• **Stated task**: Filter the records below down to lines containing "this".

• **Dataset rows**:
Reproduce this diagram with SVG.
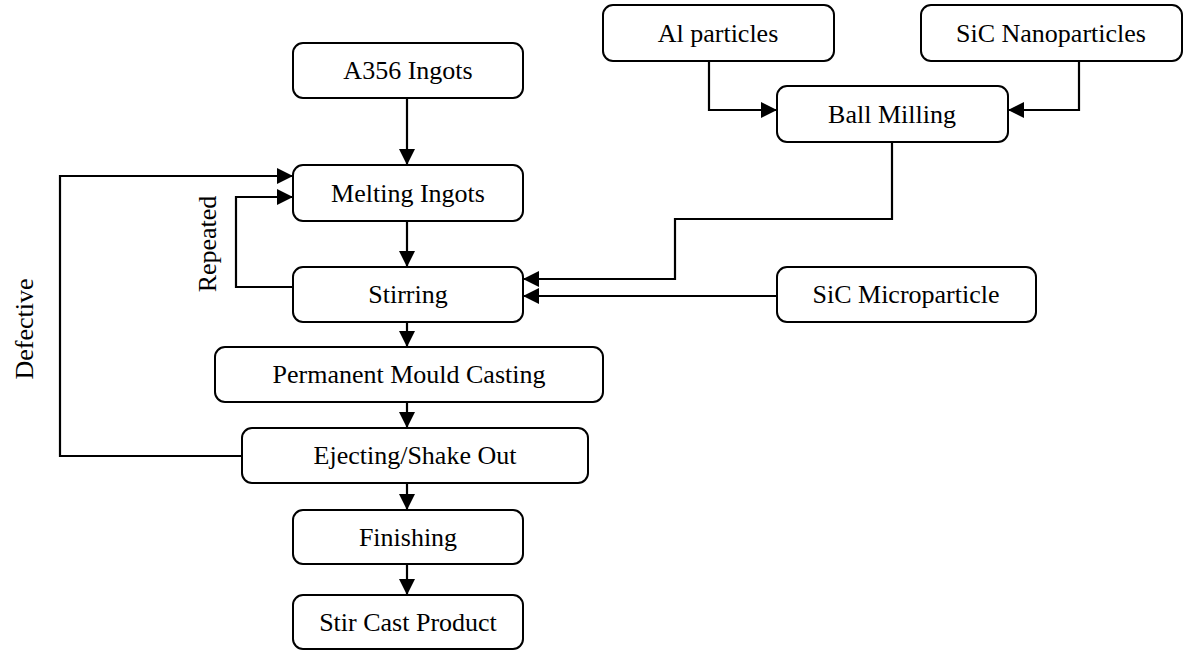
<svg xmlns="http://www.w3.org/2000/svg" width="1184" height="650" viewBox="0 0 1184 650">
<style>
.box{fill:#fff;stroke:#000;stroke-width:2}
.lbl{font-family:"Liberation Serif","Times New Roman",serif;font-size:26px;fill:#000;text-anchor:middle}
.c{fill:none;stroke:#000;stroke-width:2.2}
.a{marker-end:url(#ah)}
</style>
<defs>
<marker id="ah" markerUnits="userSpaceOnUse" markerWidth="17" markerHeight="16" refX="16" refY="8" orient="auto">
<path d="M0,0 L16,8 L0,16 Z" fill="#000"/>
</marker>
</defs>
<rect width="1184" height="650" fill="#fff"/>
<g id="connectors">
<line class="c a" x1="407" y1="98" x2="407" y2="165"/>
<line class="c a" x1="407" y1="221" x2="407" y2="267"/>
<line class="c a" x1="407" y1="322" x2="407" y2="347"/>
<line class="c a" x1="407" y1="402" x2="407" y2="428"/>
<line class="c a" x1="407" y1="483" x2="407" y2="510"/>
<line class="c a" x1="407" y1="564" x2="407" y2="595"/>
<polyline class="c a" points="242,456 60,456 60,176 293,176"/>
<polyline class="c a" points="293,287 236,287 236,197 293,197"/>
<polyline class="c a" points="709,61 709,110 777,110"/>
<polyline class="c a" points="1079,61 1079,110 1008,110"/>
<polyline class="c a" points="892,142 892,219 675,219 675,279 523,279"/>
<line class="c a" x1="777" y1="296" x2="523" y2="296"/>
<text class="lbl" transform="translate(33,329) rotate(-90)">Defective</text>
<text class="lbl" transform="translate(216,244) rotate(-90)">Repeated</text>
</g>
<g id="a356"><rect class="box" x="293" y="43" width="230" height="55" rx="10"/><text class="lbl" x="408" y="79">A356 Ingots</text></g>
<g id="melting"><rect class="box" x="293" y="165" width="230" height="56" rx="10"/><text class="lbl" x="408" y="202">Melting Ingots</text></g>
<g id="stirring"><rect class="box" x="293" y="267" width="230" height="55" rx="10"/><text class="lbl" x="408" y="303">Stirring</text></g>
<g id="permanent"><rect class="box" x="215" y="347" width="388" height="55" rx="10"/><text class="lbl" x="409" y="383">Permanent Mould Casting</text></g>
<g id="ejecting"><rect class="box" x="242" y="428" width="346" height="55" rx="10"/><text class="lbl" x="415" y="464">Ejecting/Shake Out</text></g>
<g id="finishing"><rect class="box" x="293" y="510" width="230" height="54" rx="10"/><text class="lbl" x="408" y="546">Finishing</text></g>
<g id="product"><rect class="box" x="293" y="595" width="230" height="54" rx="10"/><text class="lbl" x="408" y="631">Stir Cast Product</text></g>
<g id="al"><rect class="box" x="603" y="5" width="231" height="56" rx="10"/><text class="lbl" x="718" y="42">Al particles</text></g>
<g id="sicnano"><rect class="box" x="921" y="5" width="261" height="56" rx="10"/><text class="lbl" x="1051" y="42">SiC Nanoparticles</text></g>
<g id="ballmilling"><rect class="box" x="777" y="86" width="231" height="56" rx="10"/><text class="lbl" x="892" y="123">Ball Milling</text></g>
<g id="sicmicro"><rect class="box" x="777" y="267" width="259" height="55" rx="10"/><text class="lbl" x="906" y="303">SiC Microparticle</text></g>
</svg>
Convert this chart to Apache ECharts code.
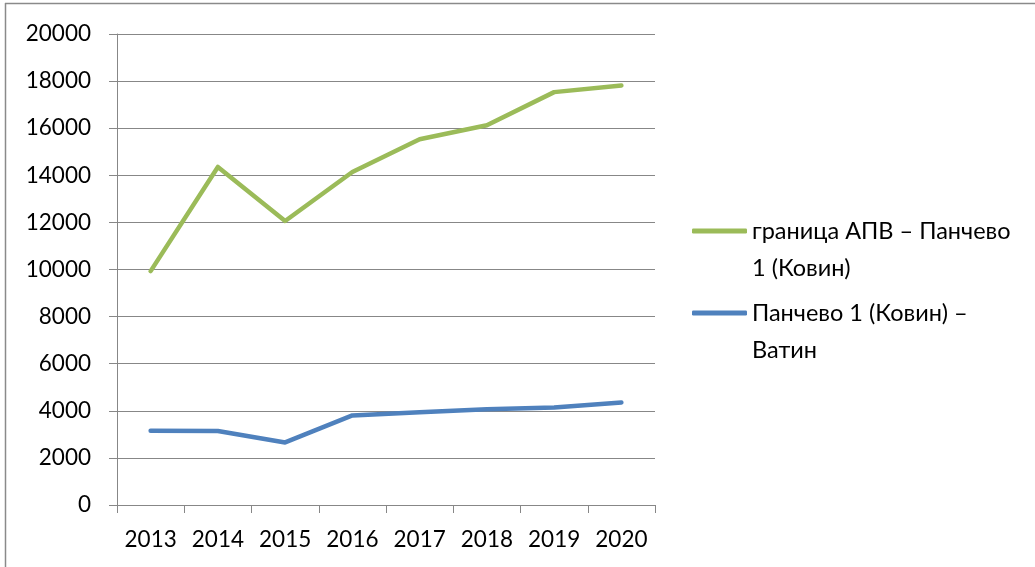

• **Full answer**:
Reproduce this diagram with SVG.
Convert this chart to Apache ECharts code.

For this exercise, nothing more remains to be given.